Augustine, Sermons 84.1 (Patrologia Latina, vol. 38, col. 519; tr. Edmund Hill):
So you love this life, do you, in which you struggle, and run around, and bustle about and gasp for breath; and you can scarcely count the things that have to be done in this wretched life: sowing, plowing, planting, sailing, grinding, cooking, weaving. And after all this, your life has got to end anyhow. Look at all the things you put up with in this wretched life you love so; and do you imagine you are going to live for ever and never die? Temples, great blocks of stone and marble, reinforced with steel and lead—yet they fall into ruin; and does mere man think he's never going to die?
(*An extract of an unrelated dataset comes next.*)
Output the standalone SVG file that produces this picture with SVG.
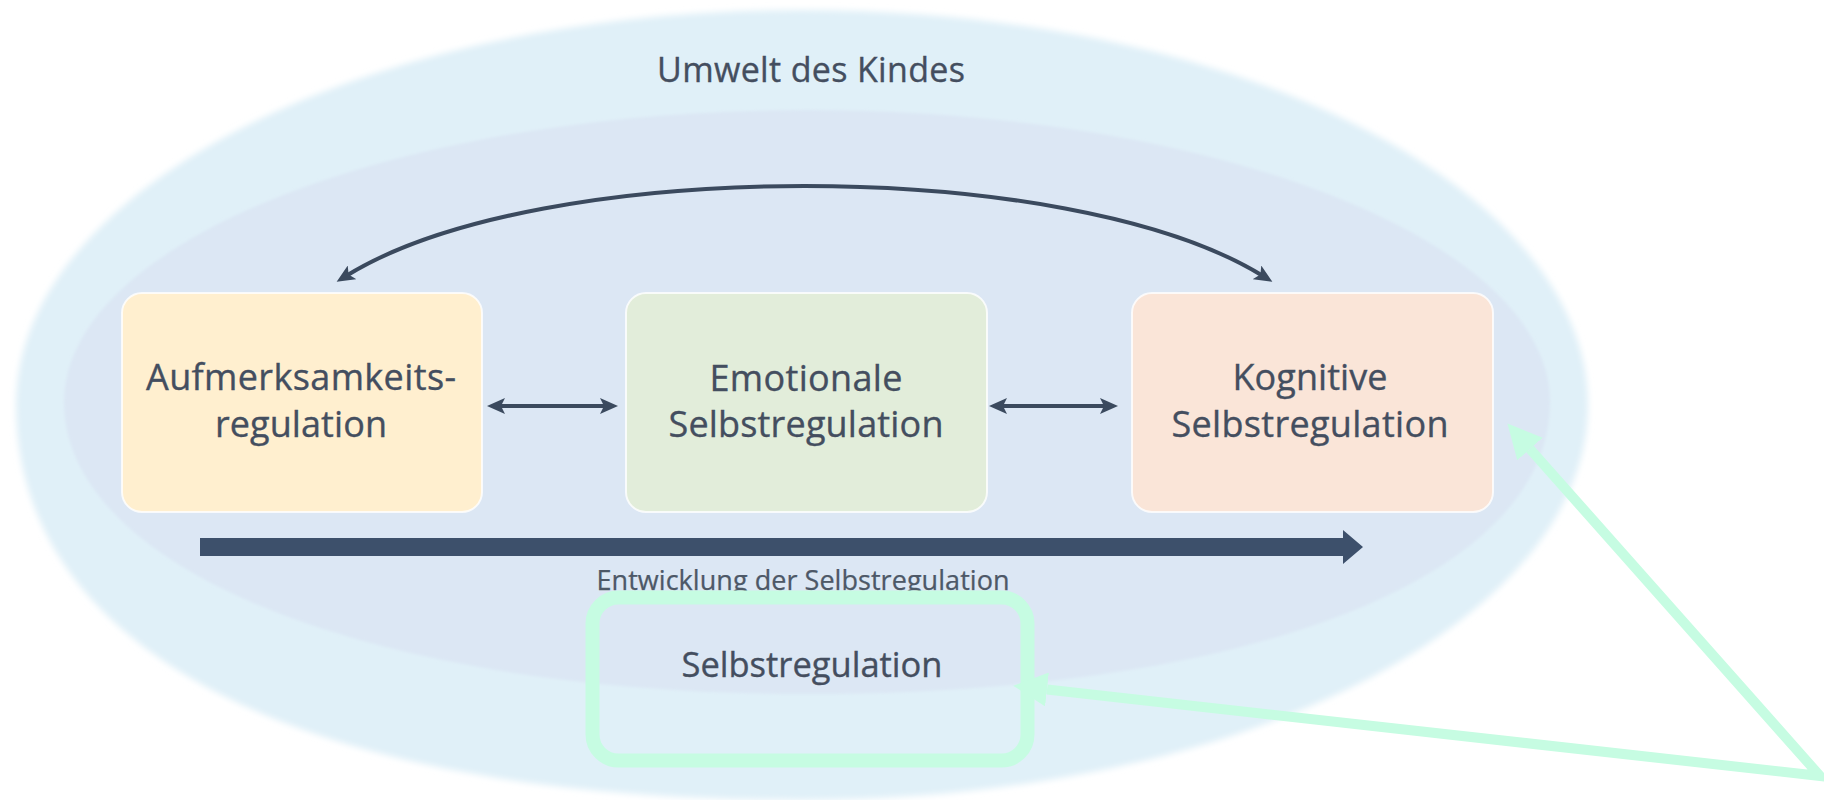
<svg xmlns="http://www.w3.org/2000/svg" width="1824" height="800" viewBox="0 0 1824 800">
  <style>
    .lbl { font-family: "Open Sans", "Liberation Sans", sans-serif; fill: #444e5f; stroke: #444e5f; stroke-width: 0.35; text-anchor: middle; }
    .big { font-size: 36px; }
    .env { font-size: 34px; }
    .small { font-size: 27px; fill: #4d5867; stroke: #4d5867; stroke-width: 0.25; }
    .box { stroke: #ffffff; stroke-width: 2; stroke-opacity: 0.8; }
    .link { fill: none; stroke: #3b4a5e; stroke-width: 4; }
    .hl { fill: none; stroke: #c6fce2; }
  </style>
  <defs>
    <filter id="soft" x="-5%" y="-5%" width="110%" height="110%">
      <feGaussianBlur stdDeviation="3"/>
    </filter>
    <filter id="soft2" x="-5%" y="-5%" width="110%" height="110%">
      <feGaussianBlur stdDeviation="1.5"/>
    </filter>
    <!-- small dark arrowhead for the relation arrows -->
    <marker id="dk" viewBox="0 0 18 16" markerUnits="userSpaceOnUse" markerWidth="18" markerHeight="16" refX="7" refY="8" orient="auto-start-reverse">
      <path d="M0,0 L18,8 L0,16 L4,8 Z" fill="#3b4a5e"/>
    </marker>
    <!-- mint arrowhead for the highlight pointer -->
    <marker id="mint" viewBox="0 0 34 34" markerUnits="userSpaceOnUse" markerWidth="34" markerHeight="34" refX="0" refY="17" orient="auto-start-reverse">
      <path d="M0,0 L34,17 L0,34 Z" fill="#c6fce2"/>
    </marker>
  </defs>

  <rect width="1824" height="800" fill="#ffffff"/>

  <!-- environment: outer and inner ellipse -->
  <g id="environment">
    <path filter="url(#soft)" fill="#e0f0f8" d="M16,405 C16,187 368,10 802,10 C1236,10 1588,187 1588,405 C1588,623 1236,800 802,800 C307,800 16,654 16,405 Z"/>
    <path filter="url(#soft2)" fill="#dce7f4" d="M64,402 C64,241 397,110 807,110 C1217,110 1550,241 1550,402 C1550,577 1253,694 807,694 C376,694 64,571 64,402 Z"/>
    <text class="lbl env" x="811" y="82" textLength="308">Umwelt des Kindes</text>
  </g>

  <!-- the three regulation areas -->
  <g id="attention">
    <rect class="box" x="122" y="293" width="360" height="219" rx="20" fill="#ffefcf"/>
    <text class="lbl big" x="301" y="390" textLength="310">Aufmerksamkeits-</text>
    <text class="lbl big" x="301" y="437" textLength="172">regulation</text>
  </g>
  <g id="emotional">
    <rect class="box" x="626" y="293" width="361" height="219" rx="20" fill="#e2edda"/>
    <text class="lbl big" x="806" y="391" textLength="193">Emotionale</text>
    <text class="lbl big" x="806" y="437" textLength="275">Selbstregulation</text>
  </g>
  <g id="cognitive">
    <rect class="box" x="1132" y="293" width="361" height="219" rx="20" fill="#fae5d8"/>
    <text class="lbl big" x="1310" y="390" textLength="155">Kognitive</text>
    <text class="lbl big" x="1310" y="437" textLength="277">Selbstregulation</text>
  </g>

  <!-- connectors -->
  <g id="connectors">
    <path class="link" d="M346,276 C540,156 1069,156 1263,276" marker-start="url(#dk)" marker-end="url(#dk)"/>
    <path class="link" d="M498,406 L607,406" marker-start="url(#dk)" marker-end="url(#dk)"/>
    <path class="link" d="M1000,406 L1107,406" marker-start="url(#dk)" marker-end="url(#dk)"/>
    <!-- development arrow -->
    <path d="M200,538 H1343 V530 L1363,547 L1343,564 V556 H200 Z" fill="#3d506b"/>
  </g>

  <g id="development">
    <text class="lbl small" x="803" y="590" textLength="413">Entwicklung der Selbstregulation</text>
  </g>

  <!-- highlighted term with pointer -->
  <g id="selfregulation">
    <rect class="hl" x="592.5" y="597.5" width="435" height="163" rx="26" stroke-width="14"/>
    <text class="lbl" x="812" y="677" font-size="34.5" textLength="261">Selbstregulation</text>
  </g>
  <g id="pointer">
    <path class="hl" stroke-width="10" stroke-linejoin="miter" d="M1047,689.5 L1820,776 L1530,449" marker-start="url(#mint)" marker-end="url(#mint)"/>
  </g>
</svg>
Amas ergo istam vitam, ubi tantum laboras, curris, satagis, anhelas; et vix enumerantur quae necessaria sunt in misera vita; seminare, arare, novellare, navigare, molere, coquere, texere: et post haec omnia finire habes vitam. Ecce quae pateris in misera ista quam diligis vita: et putas te semper victurum, et numquam moriturum? Templa, saxa, marmora, ferro plumboque consolidata, tamen cadunt: et homo numquam se putat moriturum?
With curris, satagis cf. Petronius, Satyricon 58.9 (my translation):
You run, you're bewildered, you scurry about, like a mouse in a chamber pot.

curris, stupes, satagis, tamquam mus in matella.